I presunti moventi dei due omicidi

Secondo l’accusa Raffaele Cracolici sarebbe stato eliminato dal clan Bonavota nell’ambito di uno scontro tra opposte fazioni per il controllo dell’area industriale di Maierato. Domenico Di Leo era invece ritenuto uno dei componenti del gruppo di fuoco del clan Bonavota. Entrato in contrasto con i figli del defunto boss Vincenzo Bonavota, “Micu i Catalanu” era, come lo stesso Cracolici, un personaggio ritenuto scomodo e per questo motivo sarebbe stato ucciso dopo essere stato attinto in diverse parti del corpo da colpi d’arma da fuoco sparati da un kalashnikov e un fucile a pompa.

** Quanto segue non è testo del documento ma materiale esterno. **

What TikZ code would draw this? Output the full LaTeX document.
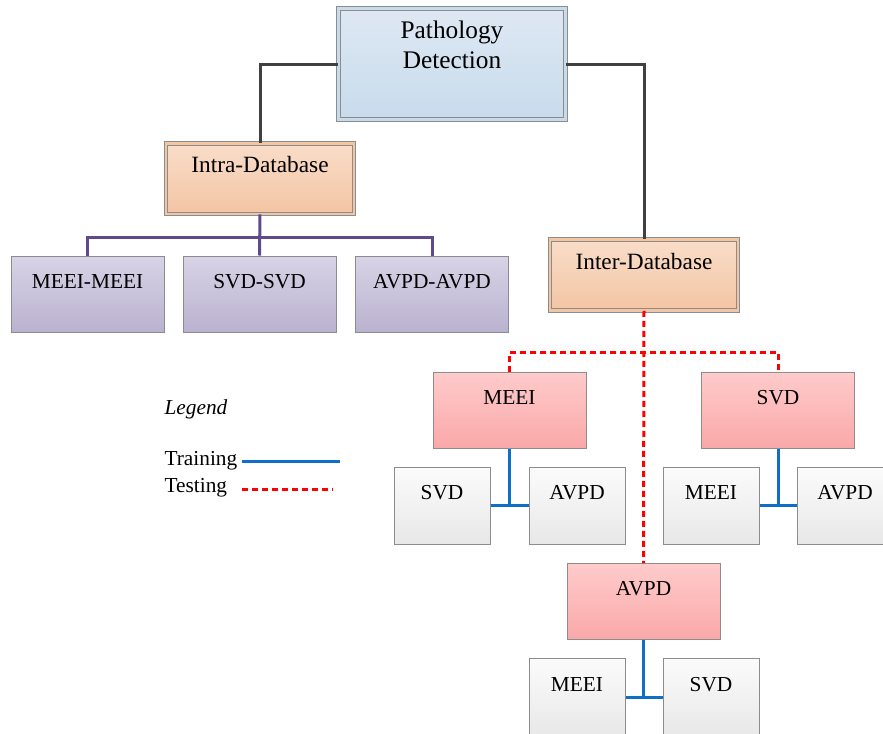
\documentclass[tikz,border=0pt]{standalone}
\usepackage{fontspec}
\setmainfont{Liberation Serif}

\definecolor{linegray}{HTML}{404040}
\definecolor{boxgray}{HTML}{8C8C8C}
\definecolor{purpleline}{HTML}{604A8B}
\definecolor{trainblue}{HTML}{0F6FC6}
\definecolor{testred}{HTML}{FF0000}
\definecolor{roottop}{HTML}{DEE8F3}
\definecolor{rootbot}{HTML}{C8DBEC}
\definecolor{dbtop}{HTML}{F9DDC9}
\definecolor{dbbot}{HTML}{F3C5A3}
\definecolor{pairtop}{HTML}{D8D3E6}
\definecolor{pairbot}{HTML}{BAB2D0}
\definecolor{traintop}{HTML}{FFCBCB}
\definecolor{trainbot}{HTML}{FAA8A8}
\definecolor{testtop}{HTML}{FBFBFB}
\definecolor{testbot}{HTML}{E8E8E8}

\tikzset{
  box/.style={draw=boxgray, line width=0.75pt, text height=12pt, text depth=21pt,
    font=\fontsize{16}{19}\selectfont},
  rootbox/.style={draw=boxgray, line width=0.75pt, double=rootbot, double distance=2pt,
    top color=roottop, bottom color=rootbot,
    minimum width=170pt, minimum height=83pt, align=center,
    font=\fontsize{19}{22.5}\selectfont},
  dbbox/.style={box, double=dbbot, double distance=2pt,
    top color=dbtop, bottom color=dbbot,
    minimum width=141pt, minimum height=53pt, font=\fontsize{17.5}{21}\selectfont},
  pairbox/.style={box, top color=pairtop, bottom color=pairbot,
    minimum width=114.75pt, minimum height=57pt},
  trainbox/.style={box, top color=traintop, bottom color=trainbot,
    minimum width=114.75pt, minimum height=57pt},
  testbox/.style={box, top color=testtop, bottom color=testbot,
    minimum width=72pt, minimum height=57.75pt},
  legendtext/.style={anchor=west, inner sep=1pt, font=\fontsize{16}{19}\selectfont},
  tree/.style={draw=linegray, line width=2.25pt},
  intraline/.style={draw=purpleline, line width=2.25pt},
  train/.style={draw=trainblue, line width=2.25pt},
  test/.style={draw=testred, line width=2.25pt, dash pattern=on 4.5pt off 3pt}
}

\begin{document}
\begin{tikzpicture}[x=0.75pt, y=-0.75pt]
  \useasboundingbox (0,0) rectangle (883,733);

  % Root and the two branches
  \node[rootbox] (patho) at (452,64) {Pathology\\Detection\\ \strut};
  \node[dbbox] (intra) at (260,178.5) {Intra-Database};
  \node[dbbox] (inter) at (644,275) {Inter-Database};

  % Intra-database pairs
  \node[pairbox] (mm) at (87.5,294) {MEEI-MEEI};
  \node[pairbox] (ss) at (259.5,294) {SVD-SVD};
  \node[pairbox] (aa) at (432,294) {AVPD-AVPD};

  % Training databases
  \node[trainbox] (tmeei) at (509.5,410) {MEEI};
  \node[trainbox] (tsvd) at (778,410) {SVD};
  \node[trainbox] (tavpd) at (643.5,601.5) {AVPD};

  % Testing databases
  \node[testbox] (meeisvd) at (442,505.5) {SVD};
  \node[testbox] (meeiavpd) at (577,505.5) {AVPD};
  \node[testbox] (svdmeei) at (711,505.5) {MEEI};
  \node[testbox] (svdavpd) at (845,505.5) {AVPD};
  \node[testbox] (avpdmeei) at (577,697) {MEEI};
  \node[testbox] (avpdsvd) at (711,697) {SVD};

  % Tree lines
  \draw[tree] (patho.west) -| (intra.north);
  \draw[tree] (patho.east) -| (inter.north);

  \coordinate (ibar) at (260,237);
  \draw[intraline] (mm.north) |- (ibar) -| (aa.north);
  \draw[intraline] (intra.south) -- (ss.north);

  \coordinate (tbar) at (644,352);
  \draw[test] (inter.south) -- (tavpd.north);
  \draw[test] (tmeei.north) |- (tbar) -| (tsvd.north);

  % Train -> test pairs
  \foreach \t/\a/\b in {tmeei/meeisvd/meeiavpd, tsvd/svdmeei/svdavpd, tavpd/avpdmeei/avpdsvd}{
    \draw[train] (\t.south) -- (\t.south |- \a.east);
    \draw[train] (\a.east) -- (\b.west);
  }

  % Legend
  \node[legendtext] (lgd) at (163,409) {\textit{Legend}};
  \node[legendtext] (ltrain) at (163,461) {Training};
  \node[legendtext] (ltest) at (163,488) {Testing};
  \coordinate (ltrains) at (242,461);
  \coordinate (ltraine) at (340,461);
  \coordinate (ltests) at (242,489);
  \coordinate (lteste) at (333,489);
  \draw[train] (ltrains) -- (ltraine);
  \draw[test] (ltests) -- (lteste);
\end{tikzpicture}
\end{document}
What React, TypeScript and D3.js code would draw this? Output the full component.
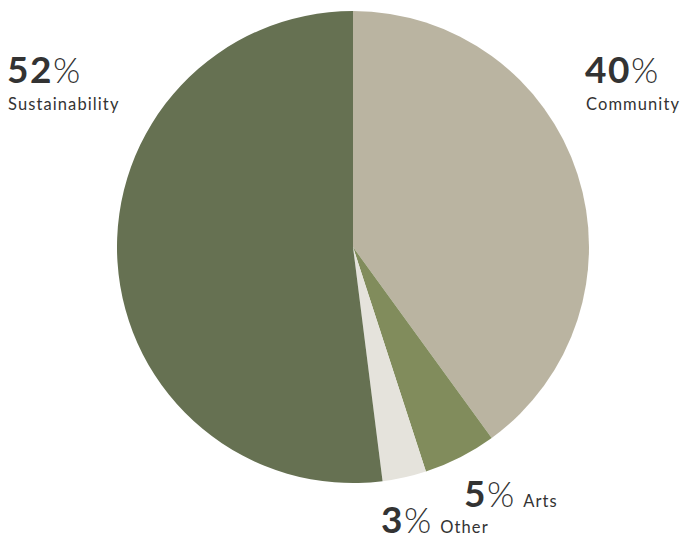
import React from "react";
import * as d3 from "d3";

const categories = ["Community", "Arts", "Other", "Sustainability"];
const values = [40, 5, 3, 52];
const colors = ["#bab4a1", "#818c5c", "#e5e3dc", "#667152"];

// label layout (percent text anchor, category placement)
const labelLayout = [
  { x: 585, y: 83, below: true },
  { x: 464, y: 507, below: false },
  { x: 381, y: 533, below: false },
  { x: 7, y: 83, below: true },
];

const W = 685;
const H = 539;
const cx = 353;
const cy = 247;
const R = 236;

export default function App() {
  const pie = d3.pie<number>().sort(null).value((d) => d)(values);
  const arc = d3.arc<d3.PieArcDatum<number>>().innerRadius(0).outerRadius(R);
  const font = "Lato, 'Open Sans', sans-serif";
  return (
    <svg
      width={W}
      height={H}
      style={{ position: "absolute", left: 0, top: 0, background: "#fff" }}
    >
      <g transform={`translate(${cx},${cy})`}>
        {pie.map((p, i) => (
          <path key={i} d={arc(p) || ""} fill={colors[i]} />
        ))}
      </g>
      {labelLayout.map((l, i) => (
        <g key={i} fontFamily={font} fill="#333">
          <text x={l.x} y={l.y}>
            <tspan fontSize={37} fontWeight={700} letterSpacing={1.5}>
              {values[i]}
            </tspan>
            <tspan fontSize={35} fontWeight={300}>
              %
            </tspan>
            {!l.below && (
              <tspan fontSize={16.5} fontWeight={400} letterSpacing={1.1} dx={9}>
                {categories[i]}
              </tspan>
            )}
          </text>
          {l.below && (
            <text x={l.x + 1} y={l.y + 27} fontSize={16.5} fontWeight={400} letterSpacing={1.1}>
              {categories[i]}
            </text>
          )}
        </g>
      ))}
    </svg>
  );
}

Le intimidazioni ai danni di Pippo Callipo

Tra gli imputati figuravano anche Domenico Febbraro accusato di aver materialmente esploso undici colpi di pistola all’indirizzo del cancello di ingresso della struttura ricettiva “Popilia Country Resort” di Maierato. Secondo le ricostruzioni degli inquirenti sarebbe stato accompagnato sul posto da Giuseppe Lopreiato, all’epoca dei fatti considerato il presunto autista di Domenico Bonavota, quest’ultimo ritenuto il mandante della sparatoria ai danni di una delle attività di proprietà del noto imprenditore Pippo Callipo.